### Data

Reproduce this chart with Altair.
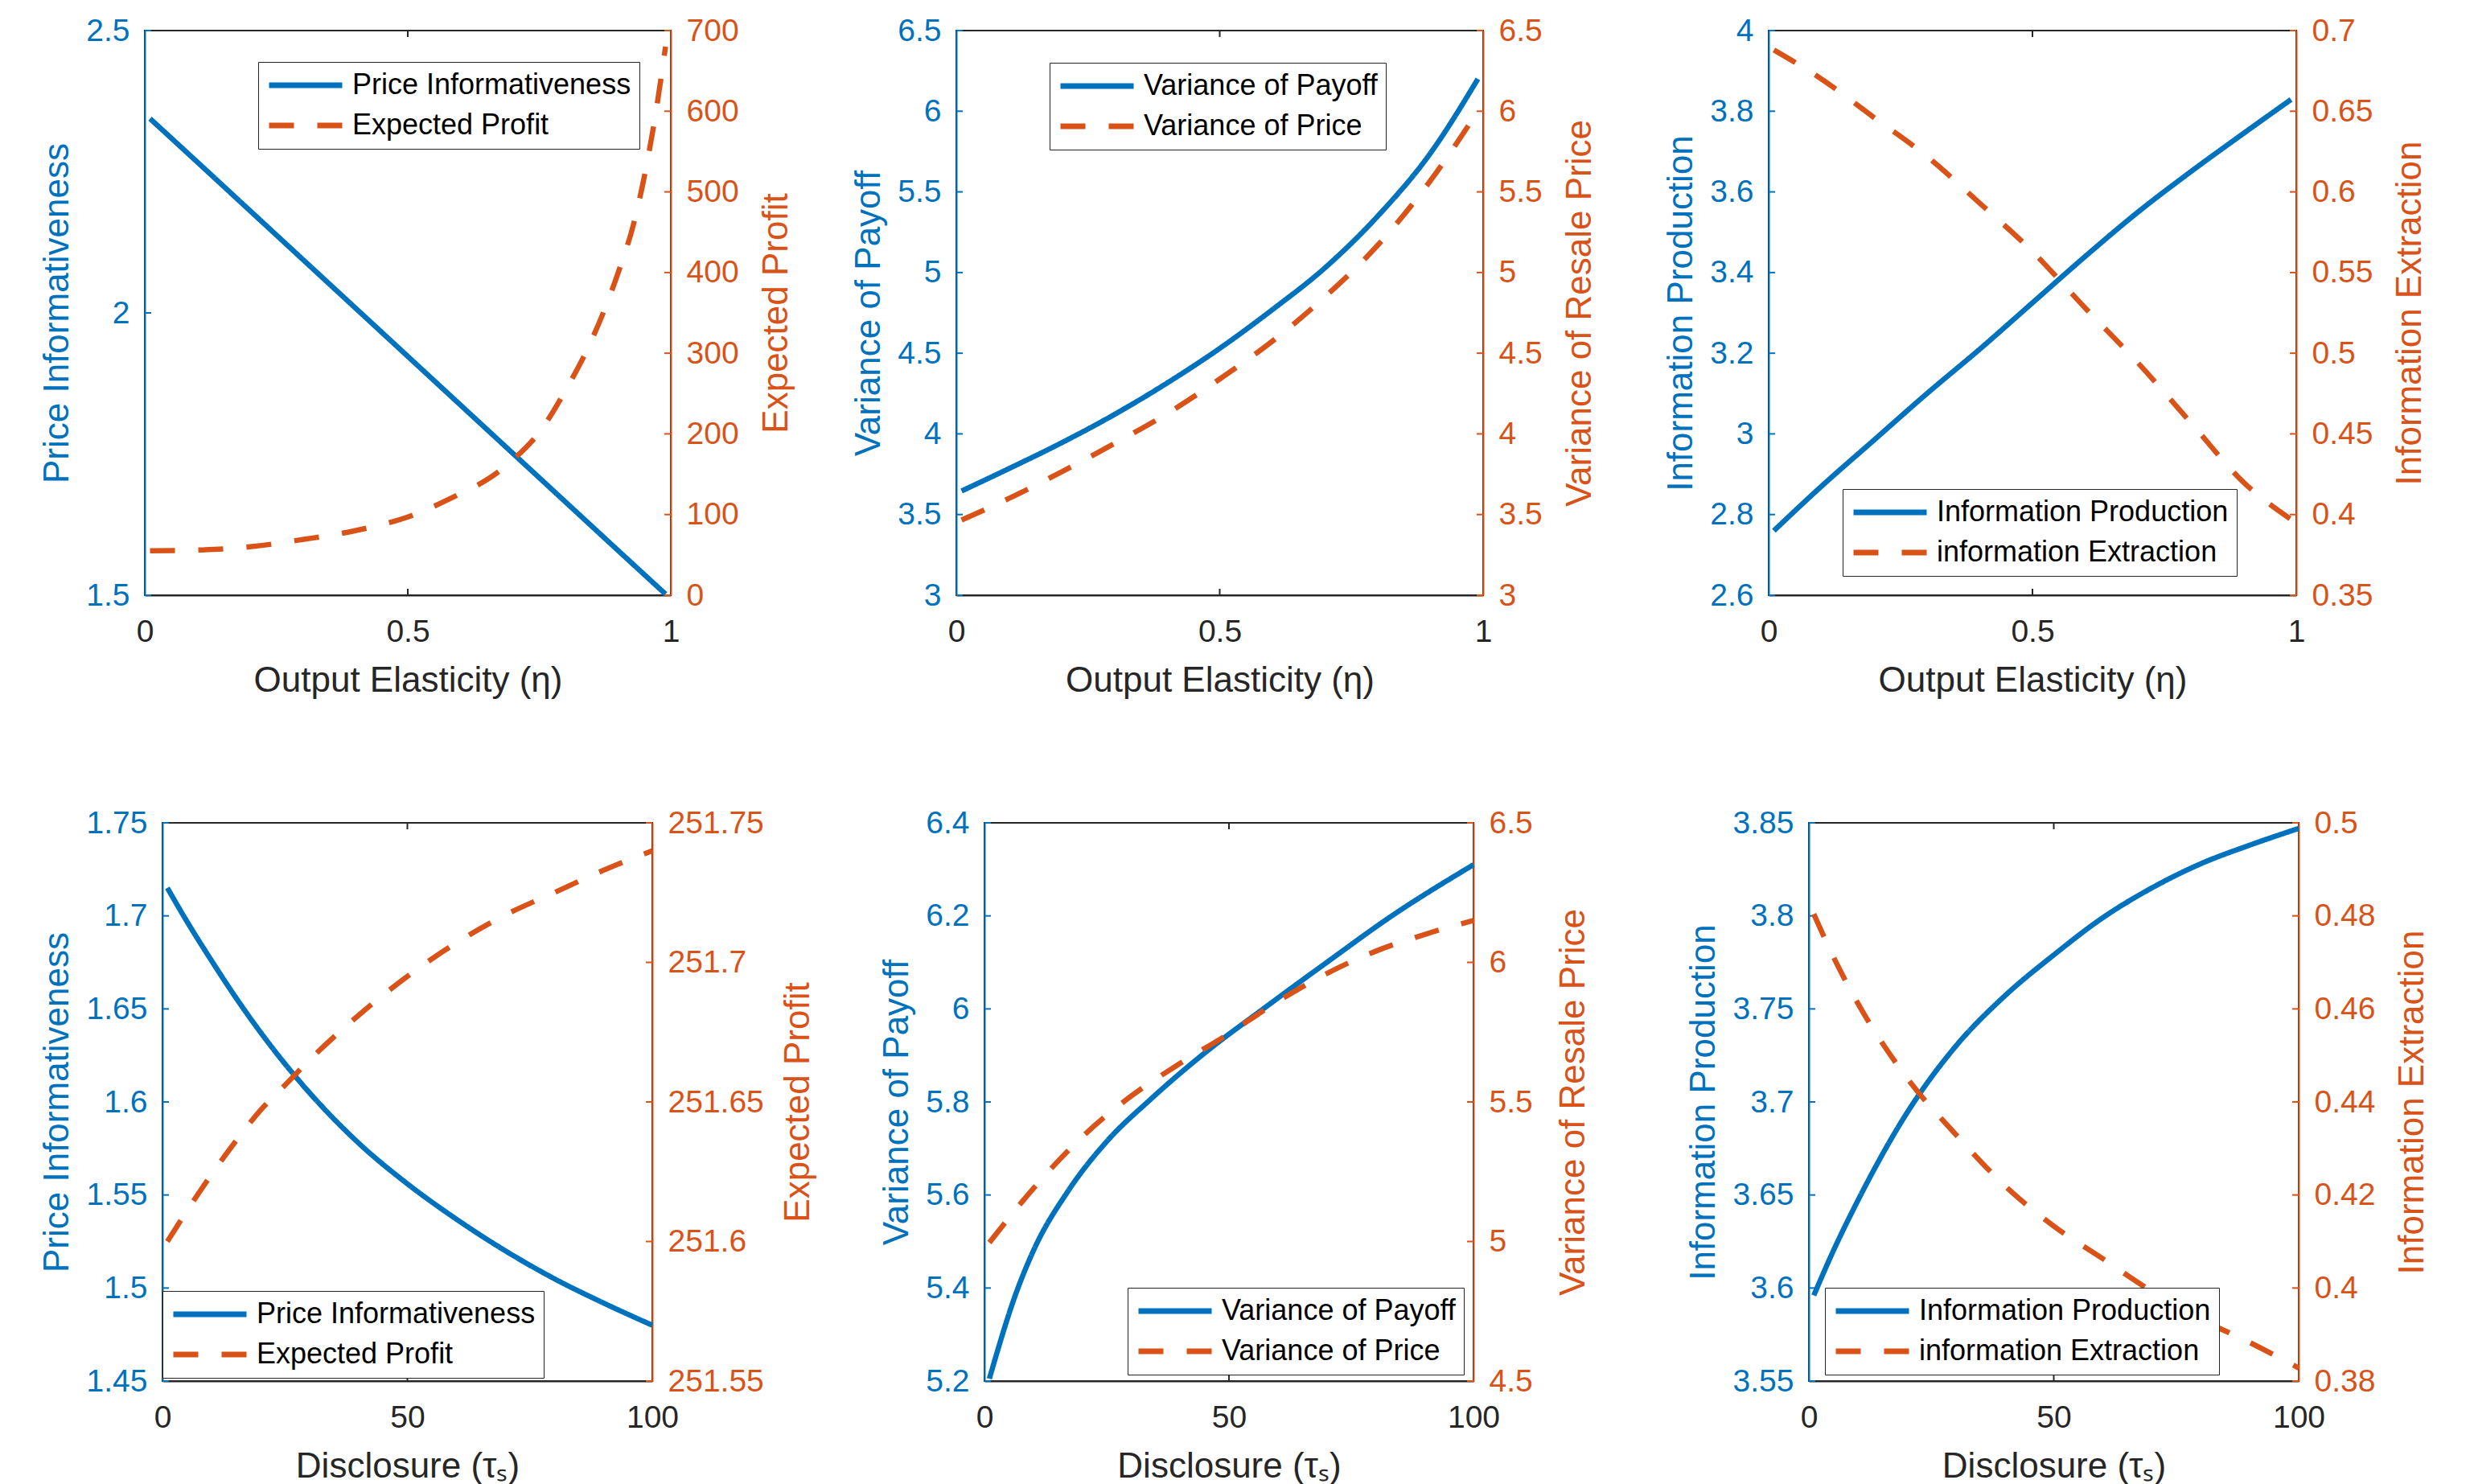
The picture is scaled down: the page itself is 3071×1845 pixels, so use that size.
import altair as alt
import pandas as pd

BLUE = "#0072BD"
ORANGE = "#D95319"
DARK = "#262626"
FONT = "Liberation Sans"

# ---------------- data ----------------
# Panel 1: Output elasticity -> price informativeness / expected profit
eta_p1a = [0.01, 0.1, 0.2, 0.3, 0.4, 0.5, 0.6, 0.7, 0.8, 0.9, 0.99]
price_info_eta = [2.344, 2.267, 2.181, 2.095, 2.009, 1.923, 1.837, 1.751, 1.665, 1.579, 1.502]
eta_p1b = [0.01, 0.1, 0.2, 0.3, 0.4, 0.5, 0.6, 0.65, 0.7, 0.75, 0.8, 0.85, 0.9, 0.93, 0.95, 0.97, 0.99]
profit_eta = [55, 56, 60, 69, 80, 97, 126, 143, 168, 202, 254, 317, 400, 462, 520, 592, 680]

# Panels 2, 3: common eta grid
eta = [0.01, 0.1, 0.2, 0.3, 0.4, 0.5, 0.6, 0.7, 0.8, 0.9, 0.99]
var_payoff_eta = [3.646, 3.785, 3.945, 4.12, 4.315, 4.53, 4.77, 5.03, 5.35, 5.74, 6.20]
var_price_eta = [3.466, 3.60, 3.765, 3.94, 4.125, 4.34, 4.575, 4.85, 5.17, 5.57, 6.00]
info_prod_eta = [2.76, 2.87, 2.985, 3.10, 3.21, 3.325, 3.44, 3.55, 3.65, 3.745, 3.829]
info_extr_eta = [0.688, 0.670, 0.646, 0.622, 0.593, 0.563, 0.528, 0.494, 0.457, 0.420, 0.397]

# Panel 4: disclosure -> price informativeness / expected profit
tau_p4 = [1, 5, 10, 15, 20, 25, 30, 40, 50, 60, 70, 80, 90, 100]
price_info_tau = [1.715, 1.697, 1.676, 1.656, 1.6375, 1.6205, 1.605, 1.578, 1.556, 1.537, 1.520, 1.505, 1.492, 1.480]
profit_tau = [251.600, 251.611, 251.624, 251.636, 251.647, 251.656, 251.665, 251.681, 251.695, 251.707, 251.717, 251.725, 251.733, 251.740]

# Panel 5: disclosure -> variance of payoff / variance of price
tau_p5a = [1, 6.5, 10, 17.2, 25, 33.9, 45, 57, 70, 83.3, 100]
var_payoff_tau = [5.205, 5.39, 5.48, 5.61, 5.715, 5.805, 5.905, 6.00, 6.10, 6.20, 6.31]
tau_p5b = [1, 10, 20, 30, 40, 50, 56, 60, 70, 80, 90, 100]
var_price_tau = [4.996, 5.19, 5.375, 5.521, 5.638, 5.745, 5.815, 5.86, 5.96, 6.04, 6.10, 6.15]

# Panel 6: disclosure -> information production / extraction
tau_p6a = [1, 5, 10, 20, 30, 40, 50, 60, 70, 80, 90, 100]
info_prod_tau = [3.596, 3.62, 3.647, 3.694, 3.73, 3.757, 3.779, 3.799, 3.815, 3.828, 3.838, 3.847]
tau_p6b = [1, 5, 10, 20, 30, 40, 50, 60, 70, 80, 90, 100]
info_extr_tau = [0.4804, 0.4712, 0.4612, 0.4452, 0.433, 0.422, 0.4133, 0.4063, 0.3993, 0.3933, 0.3883, 0.3828]

# tick labels
eta_ticks = [0, 0.5, 1]
tau_ticks = [0, 50, 100]
p1_left_ticks = [1.5, 2, 2.5]
p1_right_ticks = [0, 100, 200, 300, 400, 500, 600, 700]
p2_left_ticks = [3, 3.5, 4, 4.5, 5, 5.5, 6, 6.5]
p2_right_ticks = [3, 3.5, 4, 4.5, 5, 5.5, 6, 6.5]
p3_left_ticks = [2.6, 2.8, 3, 3.2, 3.4, 3.6, 3.8, 4]
p3_right_ticks = [0.35, 0.4, 0.45, 0.5, 0.55, 0.6, 0.65, 0.7]
p4_left_ticks = [1.45, 1.5, 1.55, 1.6, 1.65, 1.7, 1.75]
p4_right_ticks = [251.55, 251.6, 251.65, 251.7, 251.75]
p5_left_ticks = [5.2, 5.4, 5.6, 5.8, 6, 6.2, 6.4]
p5_right_ticks = [4.5, 5, 5.5, 6, 6.5]
p6_left_ticks = [3.55, 3.6, 3.65, 3.7, 3.75, 3.8, 3.85]
p6_right_ticks = [0.38, 0.4, 0.42, 0.44, 0.46, 0.48, 0.5]

TOP_H = 702
BOT_H = 694
TICK = 8
TITLE_H = 44
TP_L = 14
LABEL_EXPR = "format(datum.value, '~g')"


def panel(xl, yl, xr, yr, names, xdom, xticks, xtitle,
          ldom, lticks, ltitle, rdom, rticks, rtitle, w, h, lx, ly,
          ext_l, ext_r, tp_r):
    left_df = pd.DataFrame({"x": xl, "v": yl, "series": names[0]})
    right_df = pd.DataFrame({"x": xr, "v": yr, "series": names[1]})

    leg = alt.Legend(
        title=None, orient="none", legendX=lx, legendY=ly, direction="vertical",
        symbolType="stroke", symbolSize=8281, symbolStrokeWidth=7, clipHeight=38,
        labelFont=FONT, labelFontSize=36, labelColor="black", labelOffset=9,
        labelLimit=1000, rowPadding=12, padding=10,
        strokeColor=DARK, fillColor="white",
    )
    color = alt.Color("series:N", scale=alt.Scale(domain=names, range=[BLUE, ORANGE]), legend=leg)
    dash = alt.StrokeDash("series:N", scale=alt.Scale(domain=names, range=[[1, 0], [31, 29]]), legend=leg)

    xscale = alt.Scale(domain=xdom, nice=False, zero=False)
    lscale = alt.Scale(domain=ldom, nice=False, zero=False)
    rscale = alt.Scale(domain=rdom, nice=False, zero=False)

    xaxis = alt.Axis(title=xtitle, values=xticks, labelExpr=LABEL_EXPR, orient="bottom",
                     domainColor=DARK, labelColor=DARK, titleColor=DARK,
                     labelPadding=26, titlePadding=19)
    laxis = alt.Axis(title=ltitle, values=lticks, labelExpr=LABEL_EXPR, orient="left",
                     domainColor=BLUE, labelColor=BLUE, titleColor=BLUE,
                     labelPadding=19, titlePadding=TP_L, minExtent=ext_l, maxExtent=ext_l)
    raxis = alt.Axis(title=rtitle, values=rticks, labelExpr=LABEL_EXPR, orient="right",
                     domainColor=ORANGE, labelColor=ORANGE, titleColor=ORANGE,
                     labelPadding=19, titlePadding=tp_r, titleAngle=270, titleBaseline="top",
                     minExtent=ext_r, maxExtent=ext_r)

    left_line = alt.Chart(left_df).mark_line(strokeWidth=6.5, interpolate="monotone", strokeCap="butt").encode(
        x=alt.X("x:Q", scale=xscale, axis=xaxis),
        y=alt.Y("v:Q", scale=lscale, axis=laxis),
        color=color, strokeDash=dash,
    )
    right_line = alt.Chart(right_df).mark_line(strokeWidth=6.5, interpolate="monotone", strokeCap="butt").encode(
        x=alt.X("x:Q", scale=xscale, axis=xaxis),
        y=alt.Y("v:Q", scale=rscale, axis=raxis),
        color=color, strokeDash=dash,
    )

    # inward tick marks (same axis objects so the shared axes merge)
    inner_x = [t for t in xticks if t not in (xdom[0], xdom[1])]
    xt_df = pd.DataFrame({"x": inner_x})
    x_bottom = alt.Chart(xt_df).mark_rule(color=DARK, strokeWidth=2).encode(
        x=alt.X("x:Q", scale=xscale, axis=xaxis), y=alt.value(h - TICK), y2=alt.value(h))
    x_top = alt.Chart(xt_df).mark_rule(color=DARK, strokeWidth=2).encode(
        x=alt.X("x:Q", scale=xscale, axis=xaxis), y=alt.value(0), y2=alt.value(TICK))
    l_ticks = alt.Chart(pd.DataFrame({"v": lticks})).mark_rule(color=BLUE, strokeWidth=2).encode(
        y=alt.Y("v:Q", scale=lscale, axis=laxis), x=alt.value(0), x2=alt.value(TICK))
    r_ticks = alt.Chart(pd.DataFrame({"v": rticks})).mark_rule(color=ORANGE, strokeWidth=2).encode(
        y=alt.Y("v:Q", scale=rscale, axis=raxis), x=alt.value(w - TICK), x2=alt.value(w))

    left_group = alt.layer(left_line, l_ticks, x_bottom, x_top)
    right_group = alt.layer(right_line, r_ticks)
    return alt.layer(left_group, right_group).resolve_scale(y="independent").properties(width=w, height=h)


XT_ETA = "Output Elasticity (η)"
XT_TAU = "Disclosure (τₛ)"

# axis extents (label padding + widest label) and right-title paddings
E = {"p1": (73, 84, 25), "p2": (73, 73, 25), "p3": (73, 95, 24),
     "p4": (95, 138, 21), "p5": (73, 73, 29), "p6": (95, 95, 24)}

p1 = panel(eta_p1a, price_info_eta, eta_p1b, profit_eta, ["Price Informativeness", "Expected Profit"],
           [0, 1], eta_ticks, XT_ETA, [1.5, 2.5], p1_left_ticks, "Price Informativeness",
           [0, 700], p1_right_ticks, "Expected Profit", 654, TOP_H, 141, 39, *E["p1"])
p2 = panel(eta, var_payoff_eta, eta, var_price_eta, ["Variance of Payoff", "Variance of Price"],
           [0, 1], eta_ticks, XT_ETA, [3, 6.5], p2_left_ticks, "Variance of Payoff",
           [3, 6.5], p2_right_ticks, "Variance of Resale Price", 655, TOP_H, 116, 40, *E["p2"])
p3 = panel(eta, info_prod_eta, eta, info_extr_eta, ["Information Production", "information Extraction"],
           [0, 1], eta_ticks, XT_ETA, [2.6, 4], p3_left_ticks, "Information Production",
           [0.35, 0.7], p3_right_ticks, "Information Extraction", 656, TOP_H, 92, 570, *E["p3"])
p4 = panel(tau_p4, price_info_tau, tau_p4, profit_tau, ["Price Informativeness", "Expected Profit"],
           [0, 100], tau_ticks, XT_TAU, [1.45, 1.75], p4_left_ticks, "Price Informativeness",
           [251.55, 251.75], p4_right_ticks, "Expected Profit", 609, BOT_H, 0, 582, *E["p4"])
p5 = panel(tau_p5a, var_payoff_tau, tau_p5b, var_price_tau, ["Variance of Payoff", "Variance of Price"],
           [0, 100], tau_ticks, XT_TAU, [5.2, 6.4], p5_left_ticks, "Variance of Payoff",
           [4.5, 6.5], p5_right_ticks, "Variance of Resale Price", 608, BOT_H, 178, 578, *E["p5"])
p6 = panel(tau_p6a, info_prod_tau, tau_p6b, info_extr_tau, ["Information Production", "information Extraction"],
           [0, 100], tau_ticks, XT_TAU, [3.55, 3.85], p6_left_ticks, "Information Production",
           [0.38, 0.5], p6_right_ticks, "Information Extraction", 609, BOT_H, 20, 578, *E["p6"])


def L(k):
    return E[k][0] + TP_L + TITLE_H


def R(k):
    return E[k][1] + E[k][2] + TITLE_H


s12 = 353 - R("p1") - L("p2")
s23 = 353 - R("p2") - L("p3")
s45 = 411 - R("p4") - L("p5")
s56 = 415 - R("p5") - L("p6")


def spacer():
    return alt.Chart(pd.DataFrame({"a": []})).mark_point().encode(
        x=alt.X("a:Q", axis=None), y=alt.Y("a:Q", axis=None)
    ).properties(width=1, height=10, view=alt.ViewBackground(strokeOpacity=0))


IND = dict(color="independent", strokeDash="independent")
row1_inner = alt.hconcat(alt.hconcat(p1, p2, spacing=s12).resolve_scale(**IND), p3, spacing=s23).resolve_scale(**IND)
row2_inner = alt.hconcat(alt.hconcat(p4, p5, spacing=s45).resolve_scale(**IND), p6, spacing=s56).resolve_scale(**IND)
# small invisible spacers shift the lower row 23 px to the right of the upper row
row1 = alt.hconcat(spacer(), row1_inner, spacing=1).resolve_scale(**IND)
row2 = alt.hconcat(spacer(), row2_inner, spacing=2 + L("p1") + 21 - L("p4")).resolve_scale(**IND)

chart = alt.vconcat(row1, row2, spacing=134).resolve_scale(**IND).properties(
    padding={"left": 38, "top": 10, "right": 5, "bottom": 5}
).configure_view(
    stroke=DARK, strokeWidth=2
).configure_axis(
    labelFont=FONT, titleFont=FONT, labelFontSize=39, titleFontSize=44,
    titleFontWeight="normal", grid=False, ticks=False, labelOverlap=False,
    labelFlush=False, domainWidth=2
)

chart.save("out.html", embed_options={"renderer": "svg", "actions": False})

######

- Problem statement: Up to and including the line with "520, 592, 680]", copy the data above from its first line. Skip pictures.

- The reply:
Reproduce this chart with Altair.
The picture is scaled down: the page itself is 3071×1845 pixels, so use that size.
import altair as alt
import pandas as pd

BLUE = "#0072BD"
ORANGE = "#D95319"
DARK = "#262626"
FONT = "Liberation Sans"

# ---------------- data ----------------
# Panel 1: Output elasticity -> price informativeness / expected profit
eta_p1a = [0.01, 0.1, 0.2, 0.3, 0.4, 0.5, 0.6, 0.7, 0.8, 0.9, 0.99]
price_info_eta = [2.344, 2.267, 2.181, 2.095, 2.009, 1.923, 1.837, 1.751, 1.665, 1.579, 1.502]
eta_p1b = [0.01, 0.1, 0.2, 0.3, 0.4, 0.5, 0.6, 0.65, 0.7, 0.75, 0.8, 0.85, 0.9, 0.93, 0.95, 0.97, 0.99]
profit_eta = [55, 56, 60, 69, 80, 97, 126, 143, 168, 202, 254, 317, 400, 462, 520, 592, 680]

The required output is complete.